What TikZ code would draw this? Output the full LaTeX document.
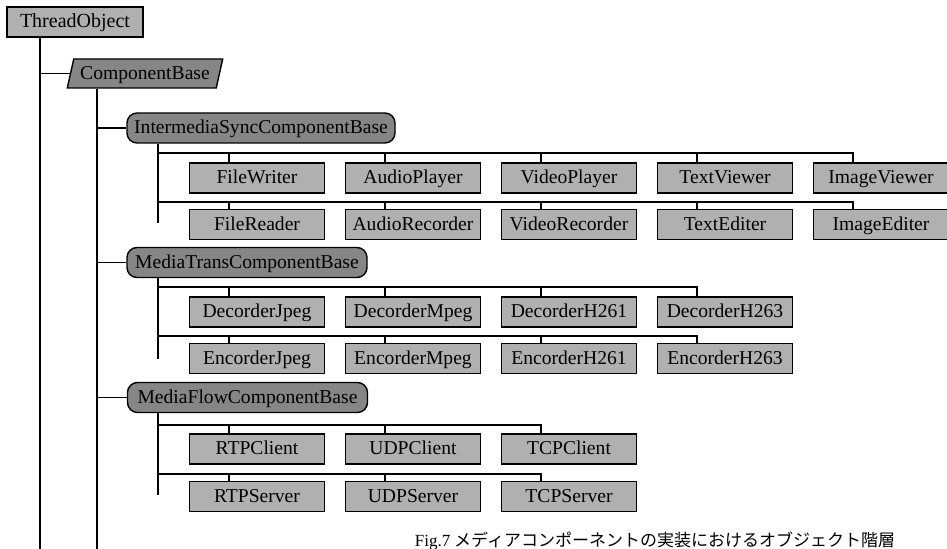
\documentclass[tikz,border=0pt]{standalone}
\usepackage{fontspec}
\setmainfont{Liberation Serif}
\newfontfamily\jpfont{Noto Sans CJK JP}
\usetikzlibrary{positioning,shapes.geometric,calc}

\tikzset{
  link/.style={draw=black, line width=0.8pt},
  leafbox/.style={draw=black, line width=0.7pt, fill=gray!62, minimum width=67.5pt,
    minimum height=15pt, inner sep=0pt, text height=1.55ex, text depth=0.3ex,
    font=\fontsize{9.8}{10}\selectfont},
  basebox/.style={draw=black, line width=0.7pt, fill=gray!95, rounded corners=5pt,
    minimum height=15pt, inner sep=0pt, text height=1.55ex, text depth=0.3ex,
    font=\fontsize{9.8}{10}\selectfont},
  rootbox/.style={leafbox, minimum width=68pt, font=\fontsize{10}{11}\selectfont},
  compbox/.style={trapezium, trapezium left angle=71, trapezium right angle=109,
    trapezium stretches=true, draw=black, line width=0.7pt, fill=gray!95,
    minimum width=78pt, minimum height=14.5pt, inner sep=0pt,
    text height=1.55ex, text depth=0.3ex, font=\fontsize{9.8}{10}\selectfont}
}

\begin{document}
\begin{tikzpicture}[x=0.5pt,y=-0.5pt]
  \useasboundingbox (0,0) rectangle (947,549);
  \clip (0,0) rectangle (947,549);

  % root and abstract bases
  \node[rootbox] (thread) at (75,22) {ThreadObject};
  \node[compbox] (comp) at (145,73.5) {ComponentBase};
  \node[basebox, minimum width=134pt] (isync) at (261,128) {IntermediaSyncComponentBase};
  \node[basebox, minimum width=120pt] (mtrans) at (247,262.5) {MediaTransComponentBase};
  \node[basebox, minimum width=120pt] (mflow) at (247.5,397.5) {MediaFlowComponentBase};

  % leaf classes
  \foreach \n/\x/\t in {fw/257/FileWriter, ap/413/AudioPlayer, vp/569/VideoPlayer,
      tv/725/TextViewer, iv/881/ImageViewer}
    \node[leafbox] (\n) at (\x,178) {\t};
  \foreach \n/\x/\t in {fr/257/FileReader, ar/413/AudioRecorder, vr/569/VideoRecorder,
      te/725/TextEditer, ie/881/ImageEditer}
    \node[leafbox] (\n) at (\x,224.5) {\t};
  \foreach \n/\x/\t in {dj/257/DecorderJpeg, dm/413/DecorderMpeg, da/569/DecorderH261,
      db/725/DecorderH263}
    \node[leafbox] (\n) at (\x,312) {\t};
  \foreach \n/\x/\t in {ej/257/EncorderJpeg, em/413/EncorderMpeg, ea/569/EncorderH261,
      eb/725/EncorderH263}
    \node[leafbox] (\n) at (\x,358.5) {\t};
  \foreach \n/\x/\t in {rc/257/RTPClient, uc/413/UDPClient, tc/569/TCPClient}
    \node[leafbox] (\n) at (\x,449) {\t};
  \foreach \n/\x/\t in {rs/257/RTPServer, us/413/UDPServer, ts/569/TCPServer}
    \node[leafbox] (\n) at (\x,496.5) {\t};

  % trunks
  \coordinate (threadend) at (40,549);
  \coordinate (compend) at (97,549);
  \coordinate (isyncend) at (158,223);
  \coordinate (mtransend) at (158,359);
  \coordinate (mflowend) at (158,495);
  \draw[link] (threadend |- thread.south) -- (threadend);
  \draw[link] (threadend |- comp.west) -- (comp.west);
  \draw[link] (compend |- comp.south) -- (compend);
  \foreach \b in {isync,mtrans,mflow}
    \draw[link] (compend |- \b.west) -- (\b.west);
  \draw[link] (isyncend |- isync.south) -- (isyncend);
  \draw[link] (mtransend |- mtrans.south) -- (mtransend);
  \draw[link] (mflowend |- mflow.south) -- (mflowend);

  % buses
  \coordinate (bus1) at (158,153);
  \coordinate (bus2) at (158,202);
  \coordinate (bus3) at (158,287);
  \coordinate (bus4) at (158,336);
  \coordinate (bus5) at (158,425);
  \coordinate (bus6) at (158,474);
  \foreach \n in {fw,ap,vp,tv,iv} \draw[link] (bus1) -| ([xshift=-14pt]\n.north);
  \foreach \n in {fr,ar,vr,te,ie} \draw[link] (bus2) -| ([xshift=-14pt]\n.north);
  \foreach \n in {dj,dm,da,db} \draw[link] (bus3) -| ([xshift=-14pt]\n.north);
  \foreach \n in {ej,em,ea,eb} \draw[link] (bus4) -| ([xshift=-14pt]\n.north);
  \foreach \n in {rc,uc,tc} \draw[link] (bus5) -| ([xshift=-14pt]\n.north);
  \foreach \n in {rs,us,ts} \draw[link] (bus6) -| ([xshift=-14pt]\n.north);

  \node[font=\jpfont\fontsize{8.5}{10}\selectfont] (caption) at (655,541)
    {{\rmfamily Fig.7} メディアコンポーネントの実装におけるオブジェクト階層};
\end{tikzpicture}
\end{document}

________________________________________

* Exercise: Return the material word for word. Pictures are not part of the copy.

* Response to the task:
What TikZ code would draw this? Output the full LaTeX document.
\documentclass[tikz,border=0pt]{standalone}
\usepackage{fontspec}
\setmainfont{Liberation Serif}
\newfontfamily\jpfont{Noto Sans CJK JP}
\usetikzlibrary{positioning,shapes.geometric,calc}

\tikzset{
  link/.style={draw=black, line width=0.8pt},
  leafbox/.style={draw=black, line width=0.7pt, fill=gray!62, minimum width=67.5pt,
    minimum height=15pt, inner sep=0pt, text height=1.55ex, text depth=0.3ex,
    font=\fontsize{9.8}{10}\selectfont},
  basebox/.style={draw=black, line width=0.7pt, fill=gray!95, rounded corners=5pt,
    minimum height=15pt, inner sep=0pt, text height=1.55ex, text depth=0.3ex,
    font=\fontsize{9.8}{10}\selectfont},
  rootbox/.style={leafbox, minimum width=68pt, font=\fontsize{10}{11}\selectfont},
  compbox/.style={trapezium, trapezium left angle=71, trapezium right angle=109,
    trapezium stretches=true, draw=black, line width=0.7pt, fill=gray!95,
    minimum width=78pt, minimum height=14.5pt, inner sep=0pt,
    text height=1.55ex, text depth=0.3ex, font=\fontsize{9.8}{10}\selectfont}
}

\begin{document}
\begin{tikzpicture}[x=0.5pt,y=-0.5pt]
  \useasboundingbox (0,0) rectangle (947,549);
  \clip (0,0) rectangle (947,549);

  % root and abstract bases
  \node[rootbox] (thread) at (75,22) {ThreadObject};
  \node[compbox] (comp) at (145,73.5) {ComponentBase};
  \node[basebox, minimum width=134pt] (isync) at (261,128) {IntermediaSyncComponentBase};
  \node[basebox, minimum width=120pt] (mtrans) at (247,262.5) {MediaTransComponentBase};
  \node[basebox, minimum width=120pt] (mflow) at (247.5,397.5) {MediaFlowComponentBase};

  % leaf classes
  \foreach \n/\x/\t in {fw/257/FileWriter, ap/413/AudioPlayer, vp/569/VideoPlayer,
      tv/725/TextViewer, iv/881/ImageViewer}
    \node[leafbox] (\n) at (\x,178) {\t};
  \foreach \n/\x/\t in {fr/257/FileReader, ar/413/AudioRecorder, vr/569/VideoRecorder,
      te/725/TextEditer, ie/881/ImageEditer}
    \node[leafbox] (\n) at (\x,224.5) {\t};
  \foreach \n/\x/\t in {dj/257/DecorderJpeg, dm/413/DecorderMpeg, da/569/DecorderH261,
      db/725/DecorderH263}
    \node[leafbox] (\n) at (\x,312) {\t};
  \foreach \n/\x/\t in {ej/257/EncorderJpeg, em/413/EncorderMpeg, ea/569/EncorderH261,
      eb/725/EncorderH263}
    \node[leafbox] (\n) at (\x,358.5) {\t};
  \foreach \n/\x/\t in {rc/257/RTPClient, uc/413/UDPClient, tc/569/TCPClient}
    \node[leafbox] (\n) at (\x,449) {\t};
  \foreach \n/\x/\t in {rs/257/RTPServer, us/413/UDPServer, ts/569/TCPServer}
    \node[leafbox] (\n) at (\x,496.5) {\t};

  % trunks
  \coordinate (threadend) at (40,549);
  \coordinate (compend) at (97,549);
  \coordinate (isyncend) at (158,223);
  \coordinate (mtransend) at (158,359);
  \coordinate (mflowend) at (158,495);
  \draw[link] (threadend |- thread.south) -- (threadend);
  \draw[link] (threadend |- comp.west) -- (comp.west);
  \draw[link] (compend |- comp.south) -- (compend);
  \foreach \b in {isync,mtrans,mflow}
    \draw[link] (compend |- \b.west) -- (\b.west);
  \draw[link] (isyncend |- isync.south) -- (isyncend);
  \draw[link] (mtransend |- mtrans.south) -- (mtransend);
  \draw[link] (mflowend |- mflow.south) -- (mflowend);

  % buses
  \coordinate (bus1) at (158,153);
  \coordinate (bus2) at (158,202);
  \coordinate (bus3) at (158,287);
  \coordinate (bus4) at (158,336);
  \coordinate (bus5) at (158,425);
  \coordinate (bus6) at (158,474);
  \foreach \n in {fw,ap,vp,tv,iv} \draw[link] (bus1) -| ([xshift=-14pt]\n.north);
  \foreach \n in {fr,ar,vr,te,ie} \draw[link] (bus2) -| ([xshift=-14pt]\n.north);
  \foreach \n in {dj,dm,da,db} \draw[link] (bus3) -| ([xshift=-14pt]\n.north);
  \foreach \n in {ej,em,ea,eb} \draw[link] (bus4) -| ([xshift=-14pt]\n.north);
  \foreach \n in {rc,uc,tc} \draw[link] (bus5) -| ([xshift=-14pt]\n.north);
  \foreach \n in {rs,us,ts} \draw[link] (bus6) -| ([xshift=-14pt]\n.north);

  \node[font=\jpfont\fontsize{8.5}{10}\selectfont] (caption) at (655,541)
    {{\rmfamily Fig.7} メディアコンポーネントの実装におけるオブジェクト階層};
\end{tikzpicture}
\end{document}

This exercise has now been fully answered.